- Court to hear arguments in environmental justice case Monday
- Residents want end to risks in petrochemical corridor
Louisiana residents living near a petrochemical corridor known as “Cancer Alley” are confronting local officials in court on Monday in a case they hope will go further in cleaning up their community than hamstrung federal enforcement efforts.
Local advocacy groups Inclusive Louisiana, Mount Triumph Baptist Church, and RISE St. James will give oral arguments at the US Court of Appeals for the Fifth Circuit, in a complaint over a lower court decision to dismiss plaintiffs’ claims stemming from alleged environmental racism.
The groups and their members want a moratorium from courts that would halt two new facilities from being built in the area, as well as the expansion of existing operations.

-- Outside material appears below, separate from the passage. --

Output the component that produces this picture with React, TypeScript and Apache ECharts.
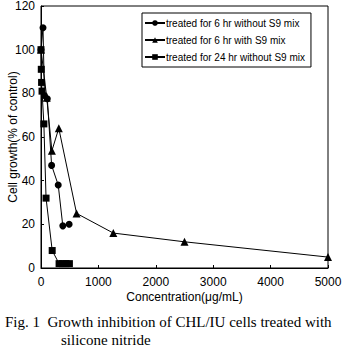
import React, { useEffect, useRef } from "react";
import * as echarts from "echarts";

const seriesNames = [
  "treated for 6 hr without S9 mix",
  "treated for 6 hr with S9 mix",
  "treated for 24 hr without S9 mix",
];

const circleData: [number, number][] = [
  [0, 100], [35, 110], [60, 79], [110, 77.5], [185, 47], [300, 38], [380, 19.3], [490, 20],
];
const triangleData: [number, number][] = [
  [0, 100], [100, 78], [190, 53.7], [310, 64], [620, 25], [1260, 16], [2500, 12], [5000, 5],
];
const squareData: [number, number][] = [
  [0, 100], [5, 91], [10, 85], [18, 81], [50, 66], [88, 32], [195, 8], [315, 2], [375, 2], [435, 2], [495, 2],
];

const xTicks = [0, 1000, 2000, 3000, 4000, 5000];
const yTicks = [0, 20, 40, 60, 80, 100, 120];

const captionLine1 = "Fig. 1  Growth inhibition of CHL/IU cells treated with";
const captionLine2 = "silicone nitride";

export default function App() {
  const ref = useRef<HTMLDivElement>(null);
  useEffect(() => {
    if (!ref.current) return;
    const chart = echarts.init(ref.current, null, { renderer: "svg" });
    const font = "Liberation Sans, Arial, sans-serif";
    const mk = (name: string, data: [number, number][], symbol: string, size: number) => ({
      name,
      type: "line",
      data,
      symbol,
      symbolSize: size,
      lineStyle: { color: "#000", width: 1 },
      itemStyle: { color: "#000" },
      z: 3,
    });
    chart.setOption({
      animation: false,
      backgroundColor: "#fff",
      grid: {
        left: 41, right: 14, top: 6, bottom: 81,
        containLabel: false, outerBoundsMode: "none",
        show: true, borderColor: "#000", borderWidth: 1,
      },
      xAxis: {
        type: "value",
        min: xTicks[0],
        max: xTicks[xTicks.length - 1],
        interval: 1000,
        name: "Concentration(μg/mL)",
        nameLocation: "middle",
        nameGap: 23,
        nameMoveOverlap: false,
        nameTextStyle: { color: "#000", fontSize: 12, fontFamily: font },
        axisLine: { lineStyle: { color: "#000", width: 1 } },
        axisTick: { inside: true, length: 3, lineStyle: { color: "#000" } },
        axisLabel: { color: "#000", fontSize: 12, fontFamily: font, margin: 8, formatter: (v: number) => String(v) },
        splitLine: { show: false },
      },
      yAxis: {
        type: "value",
        min: yTicks[0],
        max: yTicks[yTicks.length - 1],
        interval: 20,
        name: "Cell growth(% of control)",
        nameLocation: "middle",
        nameGap: 22,
        nameMoveOverlap: false,
        nameTextStyle: { color: "#000", fontSize: 12, fontFamily: font },
        axisLine: { lineStyle: { color: "#000", width: 1 } },
        axisTick: { inside: true, length: 3, lineStyle: { color: "#000" } },
        axisLabel: { color: "#000", fontSize: 12, fontFamily: font, margin: 6, formatter: (v: number) => String(v) },
        splitLine: { show: false },
      },
      legend: {
        orient: "vertical",
        left: 142,
        top: 13,
        padding: [5, 6, 5, 2],
        itemGap: 7,
        itemWidth: 20,
        itemHeight: 7,
        borderColor: "#000",
        borderWidth: 1,
        backgroundColor: "#fff",
        textStyle: { color: "#000", fontSize: 10, fontFamily: font, padding: [0, 0, 0, -4] },
        data: seriesNames,
      },
      series: [
        mk(seriesNames[0], circleData, "circle", 7),
        mk(seriesNames[1], triangleData, "triangle", 8),
        mk(seriesNames[2], squareData, "rect", 7),
      ],
      graphic: [
        {
          type: "text",
          left: 5,
          top: 314,
          style: { text: captionLine1, fill: "#000", font: "15px 'Liberation Serif', 'Times New Roman', serif" },
        },
        {
          type: "text",
          left: 61,
          top: 332,
          style: { text: captionLine2, fill: "#000", font: "15px 'Liberation Serif', 'Times New Roman', serif" },
        },
      ],
    });
    return () => chart.dispose();
  }, []);
  return (
    <div
      ref={ref}
      style={{ position: "absolute", left: 0, top: 0, width: 342, height: 349 }}
    />
  );
}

The 85-mile Cancer Alley corridor along the Mississippi River is lined with hundreds of petrochemical, manufacturing, and refinery facilities—including operations run by Denka Performance Elastomer LLC and Formosa Plastics. St. James Parish local officials zoned the land in 2014 to make it easier for facilities to set up shop.
The groups claim that St. James Parish officials made discriminatory land use decisions that have intentionally put heavily polluting industry in Black neighborhoods and threatened unmarked graves of people who were formerly enslaved.
“This pattern and practice, rooted in slavery and its afterlife, has transformed Plaintiffs’ communities into industrial sacrifice zones,” according to the complaint.
Federal Limitations
The case is all the more important, since federal powers “have been rendered helpless and relegated to the sidelines” under a recent court decision that rolls back civil rights protections, according to Sadaf Doost, Bertha Justice Fellow at the Center for Constitutional Rights, which represents the plaintiffs alongside the Tulane Environmental Law Clinic.
Judge James D. Cain Jr. of the US Court of Appeals for the Western District of Louisiana issued a permanent injunction in August that prevents the Environmental Protection Agency from considering “disparate impacts” in Title VI matters within the state of Louisiana.
The Louisiana district court stripped the federal government of the ability to consider indirect impacts to discrimination within civil rights investigations.
The decision was another blow to communities and advocates, especially after the agency closed a major investigation into Cancer Alley in July 2023.
“This case is all the more important now because it is left to those most affected to fight for their rights in cases like this,” Doost said.
The EPA is also trying to defend its regulations aimed at cancer-causing chemicals for the Denka neoprene plant located along the corridor. After unsuccessfully petitioning for a stay of the rule, Denka was granted a two-year extension on compliance from Louisiana while it continues to fight the standards in court.
“The current administration in Louisiana is waging war on federal agencies, when they finally endeavor to live up to their mission and try to protect minority communities who have been under siege for generations,” Doost said in an email.
‘Beyond a Legal Battle’
The Parish insists that Cain was right to find the plaintiffs lacked standing, and it argues appellants can’t prove there was any intentional discrimination in the Parish’s land use policies.
The complaint “reads more like a narrative history of the State of Louisiana than a lawsuit,” according to the Parish’s opening brief. “Following the historical review spanning hundreds of years, the Complaint attempts to cobble together causes of action from a tangled web of irrelevant facts.”
The Parish did not return a request for comment on the case.
For advocates and community members like Sharon C. Lavigne, founder & director of RISE St. James, this appeal “goes beyond a legal battle.”
“The outcome of this ruling is not just crucial for St. James Parish, but for all frontline communities across the nation who demand to be seen, heard, and protected,” Lavigne said in a statement to Bloomberg Law. “Weeping may endure for a night, but justice will come in the morning.”
Pamela Spees of the Center for Constitutional Rights and student attorney Jack Dean of the Tulane Environmental Law Clinic are arguing on behalf of the appellants. Danielle Borel and Carroll Devillier Jr. of Breazeale, Sachse & Wilson LLP will argue on behalf of St. James Parish.
Judges Patrick E. Higginbotham, Carl E. Stewart, and Catharina Haynes are on the panel.
The case is Inclusive La. v. St. James Parish, 5th Cir., No. 23-30908, oral arguments scheduled 10/7/24.